Aim of the exercise :: Locate each line containing the string "chart" and copy it out.

Dataset excerpt ::
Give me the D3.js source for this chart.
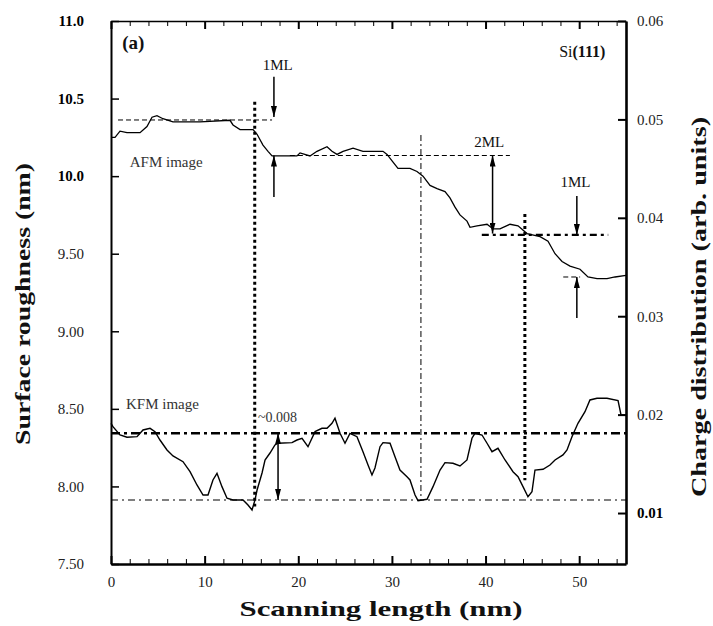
<!DOCTYPE html>
<html>
<head>
<meta charset="utf-8">
<script src="https://cdn.jsdelivr.net/npm/d3@7"></script>
<style>
  body { margin: 0; background: #fff; }
  svg { display: block; }
  text { font-family: "Liberation Serif", "DejaVu Serif", serif; fill: #111; }
</style>
</head>
<body>
<svg id="chart" width="713" height="626"></svg>
<script>
"use strict";

// AFM profile, surface roughness (nm) against scanning length (nm)
var afmX = [0, 0.43, 0.96, 1.71, 2.35, 3.1, 3.84, 4.38, 4.91, 5.55, 6.62, 9.5, 12.71, 13.03, 13.78,
  15.17, 15.6, 16.23, 16.77, 17.2, 19.86, 20.19, 21.25, 22.0, 23.07, 23.6, 24.14, 24.78, 25.85,
  26.91, 29.05, 29.48, 30.12, 30.65, 31.93, 32.68, 33.32, 34.07, 34.82, 35.67, 36.2, 36.74, 37.27,
  38.02, 38.34, 39.09, 40.16, 40.8, 41.54, 42.61, 43.47, 44.43, 45.82, 46.67, 47.42, 48.17, 49.02,
  50.09, 50.94, 51.91, 52.97, 53.83, 55];
var afmY = [10.25, 10.25, 10.29, 10.28, 10.28, 10.28, 10.32, 10.38, 10.39, 10.37, 10.35, 10.35, 10.36, 10.33, 10.30,
  10.30, 10.27, 10.20, 10.16, 10.13, 10.13, 10.15, 10.13, 10.16, 10.19, 10.16, 10.14, 10.16, 10.18,
  10.16, 10.16, 10.14, 10.09, 10.05, 10.05, 10.03, 10.00, 9.94, 9.92, 9.90, 9.86, 9.80, 9.75,
  9.71, 9.67, 9.68, 9.69, 9.66, 9.66, 9.69, 9.68, 9.63, 9.61, 9.58, 9.50, 9.45, 9.42,
  9.40, 9.35, 9.34, 9.34, 9.35, 9.36];

// KFM profile, charge distribution (arb. units)
var kfmX = [0, 0.21, 0.96, 1.71, 2.78, 3.42, 4.17, 4.70, 5.23, 5.98, 6.62, 7.69, 8.44, 9.18, 9.83,
  10.36, 10.89, 11.32, 11.85, 12.39, 13.03, 14.10, 14.63, 15.06, 15.38, 15.60, 16.13, 16.45, 16.98,
  17.51, 17.84, 19.33, 19.86, 20.40, 21.04, 21.79, 22.53, 23.07, 23.60, 23.92, 24.46, 24.99, 25.52,
  26.27, 26.91, 27.45, 27.87, 28.19, 28.73, 29.05, 29.80, 30.33, 30.86, 31.61, 31.93, 32.47, 32.79,
  33.75, 34.39, 35.14, 35.67, 36.52, 37.27, 38.02, 38.55, 38.87, 39.62, 40.16, 40.69, 41.33, 42.08,
  42.93, 43.47, 44.00, 44.53, 44.96, 45.28, 46.14, 46.88, 47.42, 48.27, 48.70, 49.23, 49.87, 50.62,
  51.15, 51.90, 52.97, 54.15, 54.47, 55];
var kfmY = [0.01912, 0.01878, 0.01793, 0.01770, 0.01776, 0.01844, 0.01861, 0.01827, 0.01742, 0.01641, 0.01580, 0.01522, 0.01420, 0.01285, 0.01183,
  0.01183, 0.01336, 0.01404, 0.01268, 0.01150, 0.01133, 0.01133, 0.01082, 0.01031, 0.01133, 0.01234, 0.01407, 0.01539, 0.01610,
  0.01692, 0.01709, 0.01715, 0.01742, 0.01760, 0.01674, 0.01827, 0.01861, 0.01861, 0.01912, 0.01963, 0.01810, 0.01709, 0.01810,
  0.01776, 0.01623, 0.01488, 0.01387, 0.01458, 0.01674, 0.01715, 0.01709, 0.01573, 0.01437, 0.01369, 0.01336, 0.01183, 0.01126,
  0.01140, 0.01268, 0.01437, 0.01512, 0.01506, 0.01478, 0.01539, 0.01760, 0.01810, 0.01793, 0.01709, 0.01623, 0.01658, 0.01539,
  0.01420, 0.01369, 0.01268, 0.01166, 0.01217, 0.01437, 0.01445, 0.01488, 0.01539, 0.01590, 0.01641, 0.01776, 0.01912, 0.02030,
  0.02149, 0.02166, 0.02166, 0.02142, 0.01996, 0.01996];

// tick labels
var xTicks = [0, 10, 20, 30, 40, 50];
var leftTicks = [11.0, 10.5, 10.0, 9.5, 9.0, 8.5, 8.0, 7.5];
var leftLabels = ["11.0", "10.5", "10.0", "9.50", "9.00", "8.50", "8.00", "7.50"];
var rightTicks = [0.06, 0.05, 0.04, 0.03, 0.02, 0.01];
var rightLabels = ["0.06", "0.05", "0.04", "0.03", "0.02", "0.01"];

// step levels (AFM, nm) and charge levels (KFM)
var afmLevels = [
  { y: 10.362, x1: 0.75, x2: 17.2, kind: "thin" },
  { y: 10.133, x1: 19.1, x2: 42.6, kind: "thin" },
  { y: 9.621, x1: 39.6, x2: 53.1, kind: "thick" },
  { y: 9.35, x1: 48.3, x2: 50.1, kind: "thin" } ];
var kfmLevels = [
  { y: 0.0181, kind: "thick" },
  { y: 0.01133, kind: "thin" } ];
var markers = [
  { x: 15.35, y1: 10.48, y2: 7.87, kind: "dots" },
  { x: 44.2, y1: 9.756, y2: 8.04, kind: "dots" },
  { x: 33.1, y1: 10.265, y2: 7.913, kind: "dashdot" } ];

// arrows, [x, from, to] in left-axis units unless noted
var arrows = [
  { x: 17.4, from: 10.64, to: 10.381, head: "end" },
  { x: 17.4, from: 9.866, to: 10.133, head: "end" },
  { x: 40.75, from: 10.133, to: 9.63, head: "both" },
  { x: 49.75, from: 9.872, to: 9.621, head: "end" },
  { x: 49.75, from: 9.086, to: 9.35, head: "end" } ];
var kfmArrows = [ { x: 17.84, from: 0.0181, to: 0.01133, head: "both" } ];

var notes = [
  { text: "1ML", x: 17.8, y: 10.716, anchor: "middle" },
  { text: "2ML", x: 40.4, y: 10.222, anchor: "middle" },
  { text: "1ML", x: 49.6, y: 9.962, anchor: "middle" },
  { text: "AFM image", x: 2.0, y: 10.09, anchor: "start" },
  { text: "KFM image", x: 1.6, y: 8.53, anchor: "start" } ];

var svg = d3.select("#chart");
var W = 713, H = 626;
var L = 111, R = 626, T = 21, B = 564;

var x = d3.scaleLinear().domain([0, 55]).range([L, R]);
var yL = d3.scaleLinear().domain([7.5, 11]).range([B, T]);
var yR = d3.scaleLinear().domain([0.00482, 0.06]).range([B, T]);

var defs = svg.append("defs");
defs.append("marker")
  .attr("id", "ah")
  .attr("viewBox", "0 0 10 10")
  .attr("refX", 10).attr("refY", 5)
  .attr("markerUnits", "userSpaceOnUse")
  .attr("markerWidth", 11).attr("markerHeight", 6)
  .attr("preserveAspectRatio", "none")
  .attr("orient", "auto-start-reverse")
  .append("path").attr("d", "M0,0L10,5L0,10z").attr("fill", "#000");

// level lines
svg.selectAll("line.afmlev").data(afmLevels).enter().append("line")
  .attr("class", "afmlev")
  .attr("x1", function(d) { return x(d.x1) })
  .attr("x2", function(d) { return x(d.x2) })
  .attr("y1", function(d) { return yL(d.y) })
  .attr("y2", function(d) { return yL(d.y) })
  .attr("stroke", "#000")
  .attr("stroke-width", function(d) { return d.kind == "thick" ? 2.2 : 1 })
  .attr("stroke-dasharray", function(d) { return d.kind == "thick" ? "7,4,3,4" : "5,3" });

svg.selectAll("line.kfmlev").data(kfmLevels).enter().append("line")
  .attr("class", "kfmlev")
  .attr("x1", L).attr("x2", R)
  .attr("y1", function(d) { return yR(d.y) })
  .attr("y2", function(d) { return yR(d.y) })
  .attr("stroke", "#000")
  .attr("stroke-width", function(d) { return d.kind == "thick" ? 2.6 : 1.1 })
  .attr("stroke-dasharray", function(d) { return d.kind == "thick" ? "9,4,3,4" : "7,4,2,4" });

svg.selectAll("line.vmark").data(markers).enter().append("line")
  .attr("class", "vmark")
  .attr("x1", function(d) { return x(d.x) })
  .attr("x2", function(d) { return x(d.x) })
  .attr("y1", function(d) { return yL(d.y1) })
  .attr("y2", function(d) { return yL(d.y2) })
  .attr("stroke", "#000")
  .attr("stroke-width", function(d) { return d.kind == "dots" ? 3 : 1 })
  .attr("stroke-dasharray", function(d) { return d.kind == "dots" ? "3,3" : "6,3,2,3" });

// curves
var afm = afmX.map(function(v, i) { return [v, afmY[i]] });
var kfm = kfmX.map(function(v, i) { return [v, kfmY[i]] });

svg.append("path").datum(afm)
  .attr("fill", "none").attr("stroke", "#000").attr("stroke-width", 1.3)
  .attr("d", d3.line().x(function(d) { return x(d[0]) }).y(function(d) { return yL(d[1]) }));
svg.append("path").datum(kfm)
  .attr("fill", "none").attr("stroke", "#000").attr("stroke-width", 1.4)
  .attr("d", d3.line().x(function(d) { return x(d[0]) }).y(function(d) { return yR(d[1]) }));

// arrows
function drawArrows(data, ys) {
  svg.append("g").selectAll("line").data(data).enter().append("line")
    .attr("x1", function(d) { return x(d.x) })
    .attr("x2", function(d) { return x(d.x) })
    .attr("y1", function(d) { return ys(d.from) })
    .attr("y2", function(d) { return ys(d.to) })
    .attr("stroke", "#000").attr("stroke-width", 1.5)
    .attr("marker-end", "url(#ah)")
    .attr("marker-start", function(d) { return d.head == "both" ? "url(#ah)" : null });
}
drawArrows(arrows, yL);
drawArrows(kfmArrows, yR);

// notes
svg.append("g").selectAll("text").data(notes).enter().append("text")
  .attr("x", function(d) { return x(d.x) })
  .attr("y", function(d) { return yL(d.y) })
  .attr("dy", "0.35em")
  .attr("text-anchor", function(d) { return d.anchor })
  .style("font-size", "15px")
  .style("fill", function(d) { return d.text.indexOf("image") > 0 ? "#333" : "#111" })
  .text(function(d) { return d.text });

svg.append("text").attr("x", x(15.7)).attr("y", yR(0.0197)).attr("dy", "0.35em")
  .style("font-size", "14px").style("fill", "#333").text("~0.008");

svg.append("text").attr("x", x(1.2)).attr("y", yL(10.86)).attr("dy", "0.35em")
  .style("font-size", "19px").style("font-weight", "bold").text("(a)");

var si = svg.append("text").attr("x", x(52.8)).attr("y", yL(10.805)).attr("dy", "0.35em")
  .attr("text-anchor", "end").style("font-size", "16px");
si.append("tspan").text("Si");
si.append("tspan").style("font-weight", "bold").text("(111)");

// axes
var gB = svg.append("g").attr("transform", "translate(0," + B + ")")
  .call(d3.axisBottom(x).tickValues(d3.range(0, 56, 2)).tickSizeInner(-5).tickSizeOuter(0).tickPadding(12)
    .tickFormat(function(d) { return d % 10 == 0 ? d : "" }));
gB.selectAll(".tick line").filter(function(d) { return d % 10 == 0 }).attr("y2", -8).attr("stroke-width", 2);

var gT = svg.append("g").attr("transform", "translate(0," + T + ")")
  .call(d3.axisTop(x).tickValues(d3.range(0, 56, 2)).tickSizeInner(-5).tickSizeOuter(0).tickFormat(""));
gT.selectAll(".tick line").filter(function(d) { return d % 10 == 0 }).attr("y2", 8).attr("stroke-width", 2);

var gL = svg.append("g").attr("transform", "translate(" + L + ",0)")
  .call(d3.axisLeft(yL).tickValues(leftTicks).tickSizeInner(-8).tickSizeOuter(0).tickPadding(27)
    .tickFormat(function(d, i) { return leftLabels[i] }));

var gR = svg.append("g").attr("transform", "translate(" + R + ",0)")
  .call(d3.axisRight(yR).tickValues(rightTicks).tickSizeInner(-8).tickSizeOuter(0).tickPadding(11)
    .tickFormat(function(d, i) { return rightLabels[i] }));

[gB, gT, gL, gR].forEach(function(g) {
  g.selectAll("text").style("font-family", "'Liberation Serif', serif").style("font-size", "15px").style("fill", "#222");
  g.selectAll(".tick line").attr("stroke", "#000");
  g.select(".domain").attr("stroke", "#000");
});
gB.select(".domain").attr("stroke-width", 2.6);
gT.select(".domain").attr("stroke-width", 1.6);
gL.select(".domain").attr("stroke-width", 2);
gR.select(".domain").attr("stroke-width", 2.6);
gL.selectAll(".tick line").attr("stroke-width", 1.5);
gR.selectAll(".tick line").attr("stroke-width", 2);
gL.selectAll(".tick text").filter(function(d) { return d >= 10 }).style("font-weight", "bold").style("fill", "#000");
gR.selectAll(".tick text").filter(function(d) { return d < 0.015 }).style("font-weight", "bold").style("fill", "#000");

// axis titles
svg.append("text")
  .attr("transform", "translate(30," + 304 + ") rotate(-90)")
  .attr("text-anchor", "middle")
  .attr("textLength", 282).attr("lengthAdjust", "spacingAndGlyphs")
  .style("font-size", "22px").style("font-weight", "bold")
  .text("Surface roughness (nm)");

svg.append("text")
  .attr("transform", "translate(706," + 307 + ") rotate(-90)")
  .attr("text-anchor", "middle")
  .attr("textLength", 380).attr("lengthAdjust", "spacingAndGlyphs")
  .style("font-size", "21px").style("font-weight", "bold")
  .text("Charge distribution (arb. units)");

svg.append("text")
  .attr("x", 381).attr("y", 616)
  .attr("text-anchor", "middle")
  .attr("textLength", 283).attr("lengthAdjust", "spacingAndGlyphs")
  .style("font-size", "22px").style("font-weight", "bold")
  .text("Scanning length (nm)");
</script>
</body>
</html>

Output ::
Give me the D3.js source for this chart.
<svg id="chart" width="713" height="626"></svg>
var svg = d3.select("#chart");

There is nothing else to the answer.